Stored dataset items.
════════════════

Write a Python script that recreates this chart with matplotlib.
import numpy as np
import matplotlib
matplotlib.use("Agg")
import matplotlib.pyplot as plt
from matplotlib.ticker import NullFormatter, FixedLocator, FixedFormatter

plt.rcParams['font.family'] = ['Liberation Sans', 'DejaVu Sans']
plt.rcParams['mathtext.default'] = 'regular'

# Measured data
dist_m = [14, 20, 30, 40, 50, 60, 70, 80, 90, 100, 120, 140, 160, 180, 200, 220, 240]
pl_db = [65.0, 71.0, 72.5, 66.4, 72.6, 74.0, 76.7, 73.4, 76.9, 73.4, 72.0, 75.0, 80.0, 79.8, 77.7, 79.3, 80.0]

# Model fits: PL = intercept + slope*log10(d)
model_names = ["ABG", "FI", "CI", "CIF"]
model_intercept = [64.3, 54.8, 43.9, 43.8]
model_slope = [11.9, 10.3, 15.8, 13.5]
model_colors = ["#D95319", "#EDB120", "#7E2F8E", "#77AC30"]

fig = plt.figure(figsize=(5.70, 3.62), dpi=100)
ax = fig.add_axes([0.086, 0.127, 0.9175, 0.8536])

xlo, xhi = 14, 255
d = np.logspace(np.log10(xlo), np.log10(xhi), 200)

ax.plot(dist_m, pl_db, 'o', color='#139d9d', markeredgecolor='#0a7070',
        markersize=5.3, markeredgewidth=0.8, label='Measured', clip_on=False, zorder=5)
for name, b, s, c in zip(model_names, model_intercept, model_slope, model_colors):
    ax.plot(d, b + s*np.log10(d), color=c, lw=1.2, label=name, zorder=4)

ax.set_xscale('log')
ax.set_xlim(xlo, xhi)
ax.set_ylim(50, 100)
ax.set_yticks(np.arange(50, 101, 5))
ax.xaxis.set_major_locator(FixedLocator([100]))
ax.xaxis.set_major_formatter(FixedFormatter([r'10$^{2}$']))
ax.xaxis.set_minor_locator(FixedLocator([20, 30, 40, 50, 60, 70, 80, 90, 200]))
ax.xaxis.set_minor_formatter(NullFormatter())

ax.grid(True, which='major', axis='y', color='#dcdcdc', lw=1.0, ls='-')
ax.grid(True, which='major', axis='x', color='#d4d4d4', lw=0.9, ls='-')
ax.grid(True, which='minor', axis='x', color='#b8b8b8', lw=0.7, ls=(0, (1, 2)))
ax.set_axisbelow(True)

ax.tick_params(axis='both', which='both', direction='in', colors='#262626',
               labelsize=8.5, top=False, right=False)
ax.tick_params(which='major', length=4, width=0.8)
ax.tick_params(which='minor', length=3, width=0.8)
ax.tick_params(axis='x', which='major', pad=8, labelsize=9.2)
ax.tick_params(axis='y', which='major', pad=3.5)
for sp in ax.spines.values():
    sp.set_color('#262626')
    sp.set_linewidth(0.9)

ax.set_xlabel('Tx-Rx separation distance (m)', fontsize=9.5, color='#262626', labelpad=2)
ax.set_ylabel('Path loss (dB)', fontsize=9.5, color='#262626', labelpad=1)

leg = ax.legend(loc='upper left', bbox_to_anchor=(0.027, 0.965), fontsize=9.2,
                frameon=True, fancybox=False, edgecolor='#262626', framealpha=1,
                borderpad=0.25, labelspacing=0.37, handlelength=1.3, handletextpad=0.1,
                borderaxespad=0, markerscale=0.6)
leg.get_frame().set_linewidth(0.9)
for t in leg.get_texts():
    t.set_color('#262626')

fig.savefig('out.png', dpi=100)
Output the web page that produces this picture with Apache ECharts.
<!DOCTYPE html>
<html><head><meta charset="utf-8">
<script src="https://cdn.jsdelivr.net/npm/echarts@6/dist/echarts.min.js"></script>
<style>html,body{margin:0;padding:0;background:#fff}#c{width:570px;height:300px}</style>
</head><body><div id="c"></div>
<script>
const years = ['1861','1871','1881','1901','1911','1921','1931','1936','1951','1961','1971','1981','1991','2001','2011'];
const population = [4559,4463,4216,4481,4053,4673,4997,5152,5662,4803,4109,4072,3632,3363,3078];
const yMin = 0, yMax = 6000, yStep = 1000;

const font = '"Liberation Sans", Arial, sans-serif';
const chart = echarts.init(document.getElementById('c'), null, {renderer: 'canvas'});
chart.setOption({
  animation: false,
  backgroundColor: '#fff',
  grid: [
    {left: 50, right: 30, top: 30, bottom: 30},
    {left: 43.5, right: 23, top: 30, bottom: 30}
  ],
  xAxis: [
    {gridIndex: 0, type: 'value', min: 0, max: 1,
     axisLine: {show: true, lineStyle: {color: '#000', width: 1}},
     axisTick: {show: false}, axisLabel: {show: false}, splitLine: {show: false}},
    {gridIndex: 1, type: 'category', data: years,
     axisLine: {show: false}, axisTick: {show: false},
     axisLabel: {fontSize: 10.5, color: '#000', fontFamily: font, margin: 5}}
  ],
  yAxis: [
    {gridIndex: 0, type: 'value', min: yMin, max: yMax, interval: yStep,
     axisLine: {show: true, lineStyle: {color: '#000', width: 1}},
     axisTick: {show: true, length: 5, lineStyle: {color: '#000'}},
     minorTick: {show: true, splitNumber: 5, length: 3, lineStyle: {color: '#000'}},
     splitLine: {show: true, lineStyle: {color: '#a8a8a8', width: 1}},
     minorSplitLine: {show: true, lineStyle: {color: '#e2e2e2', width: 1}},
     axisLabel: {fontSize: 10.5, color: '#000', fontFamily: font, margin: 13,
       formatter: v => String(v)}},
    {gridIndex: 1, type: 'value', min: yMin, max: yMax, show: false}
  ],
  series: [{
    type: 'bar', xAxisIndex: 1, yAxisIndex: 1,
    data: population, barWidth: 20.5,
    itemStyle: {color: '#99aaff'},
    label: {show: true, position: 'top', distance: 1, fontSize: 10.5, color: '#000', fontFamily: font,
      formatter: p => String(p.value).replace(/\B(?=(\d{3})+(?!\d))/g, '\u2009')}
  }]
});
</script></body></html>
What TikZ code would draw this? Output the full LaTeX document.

════════════════

What is asked. Restate the first line and every line after it, word for word, stopping once the line with "77.7, 79.3, 80.0]" is done.

Solution to the problem.
Write a Python script that recreates this chart with matplotlib.
import numpy as np
import matplotlib
matplotlib.use("Agg")
import matplotlib.pyplot as plt
from matplotlib.ticker import NullFormatter, FixedLocator, FixedFormatter

plt.rcParams['font.family'] = ['Liberation Sans', 'DejaVu Sans']
plt.rcParams['mathtext.default'] = 'regular'

# Measured data
dist_m = [14, 20, 30, 40, 50, 60, 70, 80, 90, 100, 120, 140, 160, 180, 200, 220, 240]
pl_db = [65.0, 71.0, 72.5, 66.4, 72.6, 74.0, 76.7, 73.4, 76.9, 73.4, 72.0, 75.0, 80.0, 79.8, 77.7, 79.3, 80.0]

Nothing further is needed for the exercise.